I think I found a clue about the cleaned data folder - it looks like you used to have these files excluded:

image

And it looks like you use the cleaned files in your model prototypes. It would be good to have the code that converts the raw files to cleaned, but don't include those cleaned files or the combined file in the repository. People who fork the repository can creat those aggregated files on their own with the notebook. This can reduce the size of the repository significantly I think.

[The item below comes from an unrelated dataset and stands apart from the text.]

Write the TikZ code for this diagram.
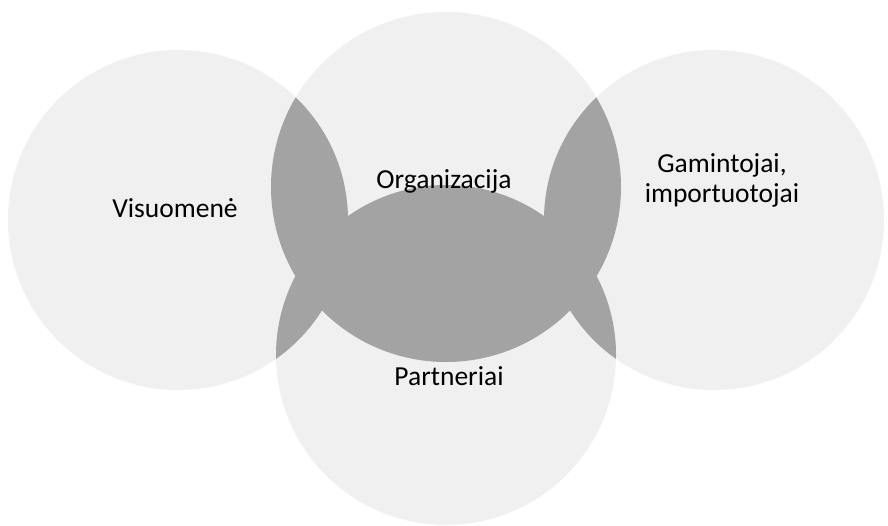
\documentclass[tikz,border=0pt]{standalone}
\usepackage{fontspec}
\setmainfont{Carlito}
\begin{document}
\begin{tikzpicture}[x=1pt,y=-1pt,
  zone/.style={circle, fill=black!6, inner sep=0pt, minimum size=#1},
  lbl/.style={font=\fontsize{27.5}{30}\selectfont, text=black, inner sep=0pt, align=center},
  overlap/.style={fill=black!36}]
\useasboundingbox (0,0) rectangle (888,525);
% the four circles
\node[zone=340pt] (left)   at (178,220) {};
\node[zone=340pt] (right)  at (714,220) {};
\node[zone=350pt] (top)    at (446,187) {};
\node[zone=340pt] (bottom) at (446,355) {};
% overlaps
\begin{scope}
  \clip (top.center) circle[radius=175pt];
  \fill[overlap] (left.center) circle[radius=170pt];
  \fill[overlap] (right.center) circle[radius=170pt];
  \fill[overlap] (bottom.center) circle[radius=170pt];
\end{scope}
\begin{scope}
  \clip (bottom.center) circle[radius=170pt];
  \fill[overlap] (left.center) circle[radius=170pt];
  \fill[overlap] (right.center) circle[radius=170pt];
\end{scope}
% labels
\node[lbl, anchor=base] (tv) at (175,217) {Visuomenė};
\node[lbl, anchor=base] (to) at (444,188) {Organizacija};
\node[lbl, anchor=base] (tp) at (449,385) {Partneriai};
\node[lbl, anchor=base] (tg) at (722,202) {Gamintojai,\\importuotojai};
\end{tikzpicture}
\end{document}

anjukan commented 4 years ago

Is repository space an issue? I think we should include the cleaned aggregate data. A lot of users will be happy to go with the preprocessing and cleaning we have employed and dive straight into the data. I'm not it makes sense for users to have to go through the processing and cleaning steps themselves (if this is not something they are interested in)?

ponybiam commented 4 years ago

I have just uploaded those cleaned datasets, I will write the difference in the documentation.

processed folder will be empty, and I think we could leave screeening or cleaning, only one of the folders.

cmiller8 commented 4 years ago

I think we should try to get the Github repository as small as possible. Please include the code to convert the raw data to the clean and screening data sets, but don't include them in the repository. People can create them from the raw data if they'd like and then perform the other functions, we just need to document that.

Let's instead put the cleaned files on the Kaggle Data page -- if people don't want to clean the raw data from the github repository, then we can guide them to that page (yet to be made)

ponybiam commented 4 years ago

I'm removing cleaned and screening data sets from the repository.

cmiller8 commented 4 years ago

Let's try to get this process documented clearly and then we can close this issue.

I will create the Kaggle data page and post it on the wiki and the readme.md

ponybiam commented 4 years ago

In this wiki page is explained what each folder contained. We can link it to the Kaggle data page once is created.

cmiller8 commented 4 years ago

As discussed today in the call:

Create a raw version of the data that is most similar to the Kaggle competition data and also a cleaned version that has all the conversions, outliers removal, and buildings removed with too little data.

cmiller8 commented 4 years ago

Only have one version of weather

ponybiam commented 4 years ago

As we concluded in our meeting, these will be the data sets in this repository:

ponybiam commented 4 years ago

Data sets were created and are in the repository, wiki was updated based on these changes.